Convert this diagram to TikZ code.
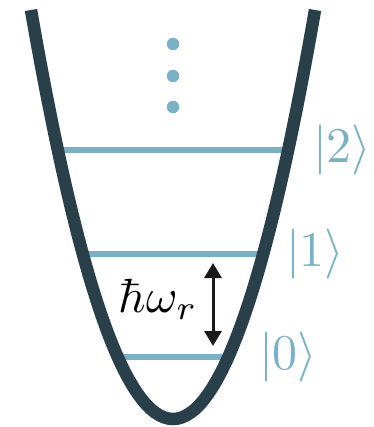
\documentclass[tikz,border=0pt]{standalone}
\usetikzlibrary{arrows.meta}
\definecolor{well}{HTML}{29404A}
\definecolor{lvl}{HTML}{79B2C7}
\tikzset{
  wellline/.style={draw=well,line width=12.5pt,line cap=butt},
  levelline/.style={draw=lvl,line width=6.5pt},
  dotnode/.style={circle,fill=lvl,inner sep=0pt,minimum size=12.5pt},
  ketlabel/.style={text=lvl,anchor=west,inner sep=0pt,scale=5,transform shape},
  gaparrow/.style={draw=black!90,line width=3pt,{Triangle[length=15pt,width=17pt]}-{Triangle[length=15pt,width=17pt]}}
}
\begin{document}
\begin{tikzpicture}[x=1pt,y=-1pt]
\useasboundingbox (0,0) rectangle (373,427);
% energy levels
\coordinate (l2a) at (57.8,150);
\coordinate (l2b) at (288.2,150);
\coordinate (l1a) at (82.8,254);
\coordinate (l1b) at (263.2,254);
\coordinate (l0a) at (117.7,357);
\coordinate (l0b) at (228.3,357);
\draw[levelline] (l2a) -- (l2b);
\draw[levelline] (l1a) -- (l1b);
\draw[levelline] (l0a) -- (l0b);
% potential well
\coordinate (wl) at (31,10);
\coordinate (wr) at (315,10);
\draw[wellline] (wl) .. controls (125.67,555.33) and (220.33,555.33) .. (wr);
% dots
\node[dotnode] (d1) at (173,44) {};
\node[dotnode] (d2) at (173,76) {};
\node[dotnode] (d3) at (173,107) {};
% labels
\node[ketlabel] (k2) at (312,150) {$|2\rangle$};
\node[ketlabel] (k1) at (285,254) {$|1\rangle$};
\node[ketlabel] (k0) at (258,357) {$|0\rangle$};
% gap arrow
\coordinate (at) at (213,263);
\coordinate (ab) at (213,346);
\draw[gaparrow] (at) -- (ab);
\node[anchor=base west,inner sep=0pt,scale=4.8,transform shape] (hw) at (118,312) {$\hbar\omega_r$};
\end{tikzpicture}
\end{document}
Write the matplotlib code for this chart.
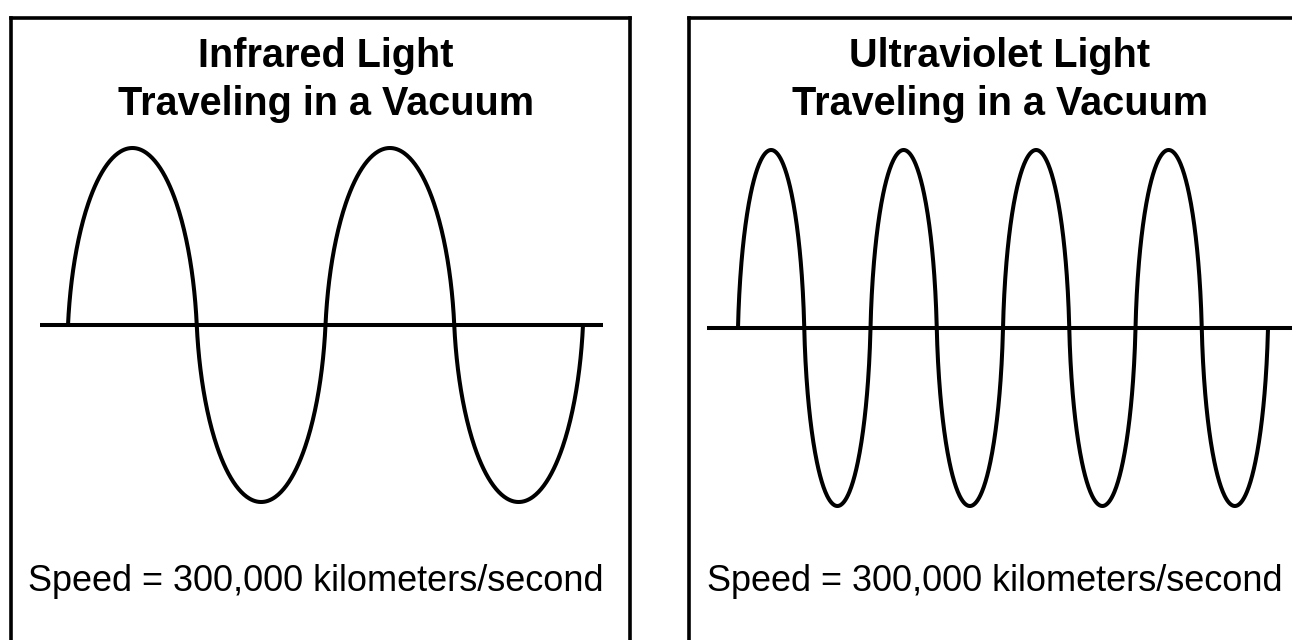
import numpy as np
import matplotlib
matplotlib.use('Agg')
from matplotlib import pyplot as plt

# panel content
titles = ['Infrared Light', 'Ultraviolet Light']
subtitle = 'Traveling in a Vacuum'
speed_label = 'Speed = 300,000 kilometers/second'
cycles = [2, 4]          # full waves drawn in each panel

W, H = 1292, 640
fig = plt.figure(figsize=(W / 100, H / 100), dpi=100)

# pixel layout of each panel: box left/right, wave start/end, axis line start/end,
# axis height, amplitude, title centre, speed text left
layout = [
    dict(box=(10.5, 630), wave=(68, 583), axis=(40, 603), y0=325, amp=177, cx=326, tx=28),
    dict(box=(688.5, 1320), wave=(738, 1268), axis=(707, 1320), y0=328, amp=178, cx=1000, tx=707),
]
box_top, box_bot = 17.5, 720


def wave(n, blend=0.2, pts=200):
    # hand-drawn style wave: each half cycle is a rounded lobe,
    # somewhere between an ellipse (blend=0) and a sine (blend=1)
    t = np.linspace(0, np.pi, pts)
    s = (1 - blend) * (1 - np.cos(t)) / 2 + blend * t / np.pi
    xs, ys = [], []
    for k in range(2 * n):
        xs.append((k + s) / 2)
        ys.append((-1) ** k * np.sin(t))
    return np.concatenate(xs), np.concatenate(ys)


for title, n, lay in zip(titles, cycles, layout):
    bx0, bx1 = lay['box']
    ax = fig.add_axes([bx0 / W, 1 - box_bot / H, (bx1 - bx0) / W, (box_bot - box_top) / H])
    ax.set_xticks([])
    ax.set_yticks([])
    for s in ax.spines.values():
        s.set_linewidth(2.6)
        s.set_color('black')

    # map pixels -> data units (cycles, amplitude)
    w0, w1 = lay['wave']
    period = (w1 - w0) / n
    px2x = lambda p: (p - w0) / period
    py2y = lambda p: (lay['y0'] - p) / lay['amp']
    ax.set_xlim(px2x(bx0), px2x(bx1))
    ax.set_ylim(py2y(box_bot), py2y(box_top))

    a0, a1 = lay['axis']
    ax.plot([px2x(a0), px2x(a1)], [0, 0], color='black', lw=2.9, solid_capstyle='butt')

    x, y = wave(n)
    ax.plot(x, y, color='black', lw=2.9, solid_capstyle='butt')

    fig.text(lay['cx'] / W, 1 - 67 / H, title, ha='center', va='baseline',
             fontsize=28.5, fontweight='bold', family='Liberation Sans')
    fig.text(lay['cx'] / W, 1 - 115 / H, subtitle, ha='center', va='baseline',
             fontsize=28.5, fontweight='bold', family='Liberation Sans')
    fig.text(lay['tx'] / W, 1 - 591 / H, speed_label, ha='left', va='baseline',
             fontsize=26, family='Liberation Sans')

fig.savefig('out.png', dpi=100, facecolor='white')
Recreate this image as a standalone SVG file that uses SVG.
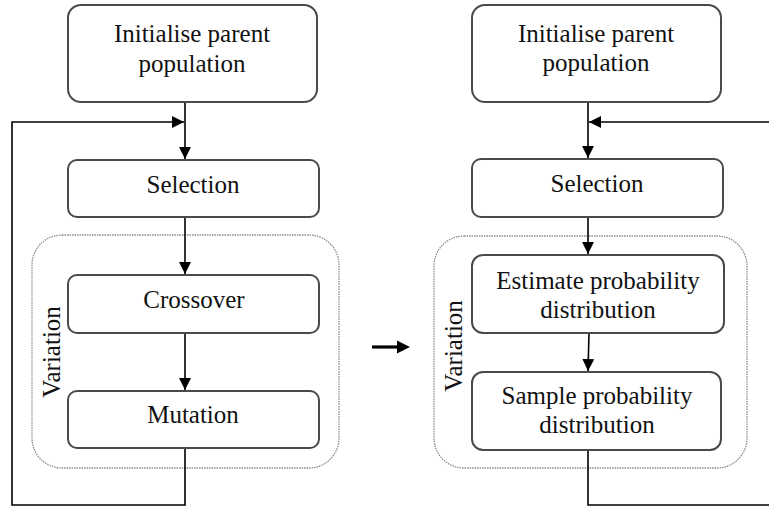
<svg xmlns="http://www.w3.org/2000/svg" width="769" height="509" viewBox="0 0 769 509">
<style>
.box{fill:#fff;stroke:#4a4a4a;stroke-width:2}
.grp{fill:none;stroke:#8a8a8a;stroke-width:1.3;stroke-dasharray:1.5 1}
.t{font-family:"Liberation Serif","Times New Roman",serif;font-size:25px;fill:#111;text-anchor:middle}
.c{fill:none;stroke:#000;stroke-width:1.6}
</style>
<defs>
<marker id="ah" viewBox="0 0 12 12" refX="12" refY="6" markerWidth="12" markerHeight="12" markerUnits="userSpaceOnUse" orient="auto">
<path d="M0,0 L12,6 L0,12 Z" fill="#000"/>
</marker>
</defs>
<rect width="769" height="509" fill="#fff"/>

<g id="variation-left">
<rect class="grp" x="32" y="235" width="307" height="233" rx="30"/>
<text class="t" transform="translate(60,352) rotate(-90)">Variation</text>
</g>
<g id="variation-right">
<rect class="grp" x="434" y="236" width="313" height="232" rx="30"/>
<text class="t" transform="translate(462,346) rotate(-90)">Variation</text>
</g>

<g id="connectors">
<line class="c" x1="185" y1="102" x2="185" y2="159" marker-end="url(#ah)"/>
<polyline class="c" points="185,448 185,505 12,505 12,122 184,122" marker-end="url(#ah)"/>
<line class="c" x1="185" y1="217" x2="185" y2="274" marker-end="url(#ah)"/>
<line class="c" x1="185" y1="333" x2="185" y2="390" marker-end="url(#ah)"/>
<line class="c" x1="588" y1="102" x2="588" y2="158" marker-end="url(#ah)"/>
<polyline class="c" points="588,450 588,505 770,505 770,122 589,122" marker-end="url(#ah)"/>
<line class="c" x1="588" y1="217" x2="588" y2="254" marker-end="url(#ah)"/>
<line class="c" x1="589" y1="333" x2="588" y2="371" marker-end="url(#ah)"/>
<line x1="372" y1="347" x2="400" y2="347" stroke="#000" stroke-width="3.2"/>
<polygon points="397,340.5 410,347 397,353.5" fill="#000"/>
</g>

<g id="init-left">
<rect class="box" x="68" y="5" width="249" height="97" rx="13"/>
<text class="t" x="192" y="42">Initialise parent</text>
<text class="t" x="192" y="72">population</text>
</g>
<g id="selection-left">
<rect class="box" x="68" y="160" width="251" height="57" rx="9"/>
<text class="t" x="193" y="193">Selection</text>
</g>
<g id="crossover">
<rect class="box" x="68" y="275" width="251" height="58" rx="9"/>
<text class="t" x="194" y="308">Crossover</text>
</g>
<g id="mutation">
<rect class="box" x="68" y="391" width="251" height="57" rx="9"/>
<text class="t" x="193" y="423">Mutation</text>
</g>

<g id="init-right">
<rect class="box" x="472" y="5" width="249" height="97" rx="13"/>
<text class="t" x="596" y="42">Initialise parent</text>
<text class="t" x="596" y="71">population</text>
</g>
<g id="selection-right">
<rect class="box" x="472" y="159" width="251" height="58" rx="9"/>
<text class="t" x="597" y="192">Selection</text>
</g>
<g id="estimate">
<rect class="box" x="472" y="255" width="252" height="78" rx="11"/>
<text class="t" x="598" y="289">Estimate probability</text>
<text class="t" x="598" y="318">distribution</text>
</g>
<g id="sample">
<rect class="box" x="472" y="372" width="249" height="78" rx="11"/>
<text class="t" x="597" y="404">Sample probability</text>
<text class="t" x="597" y="433">distribution</text>
</g>
</svg>
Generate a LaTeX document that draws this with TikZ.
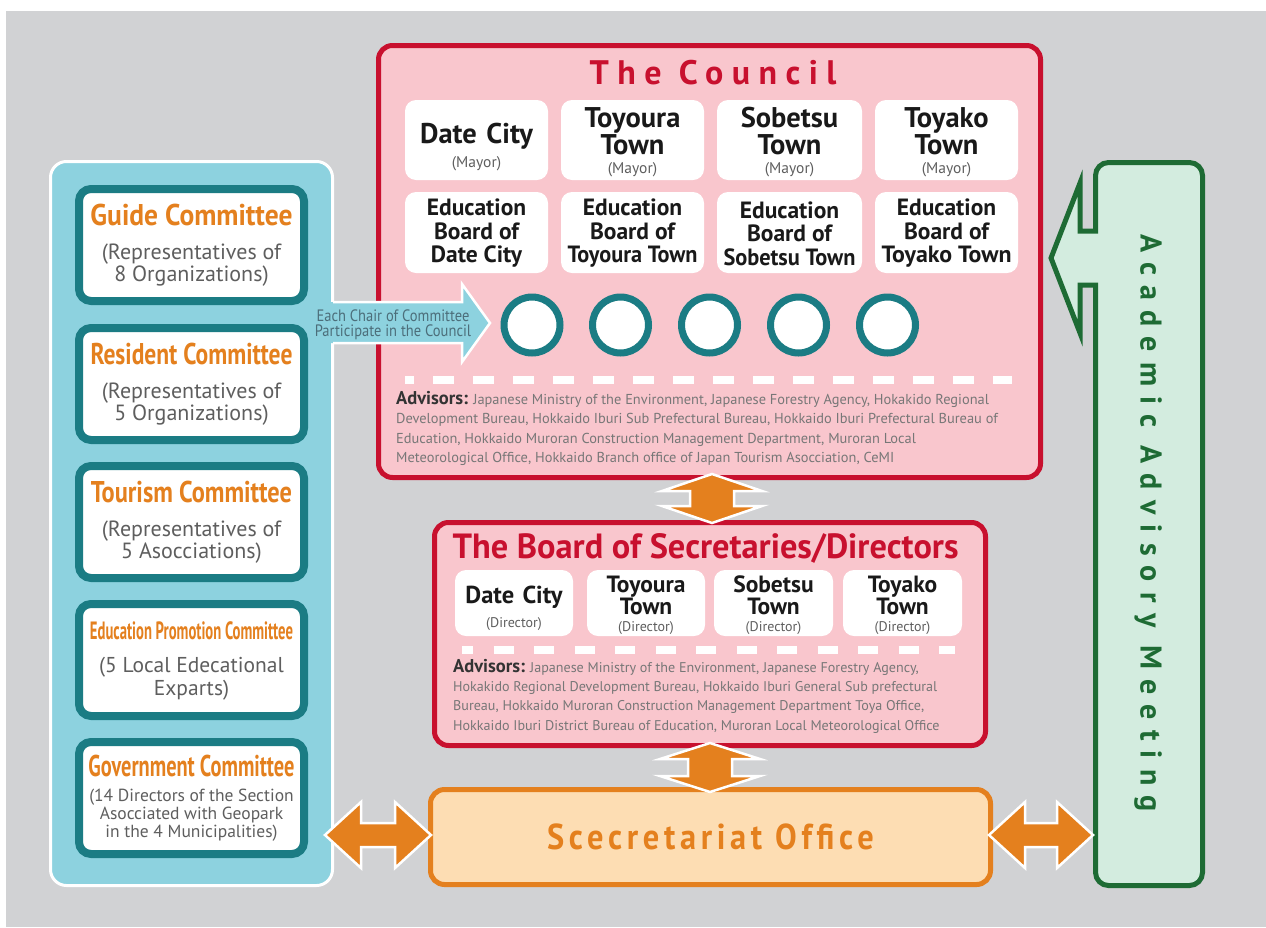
#####
• [What you need to do]:
For the data above, state how many lines contain "that"; the number is the whole answer.

• [Answer for the task]:
2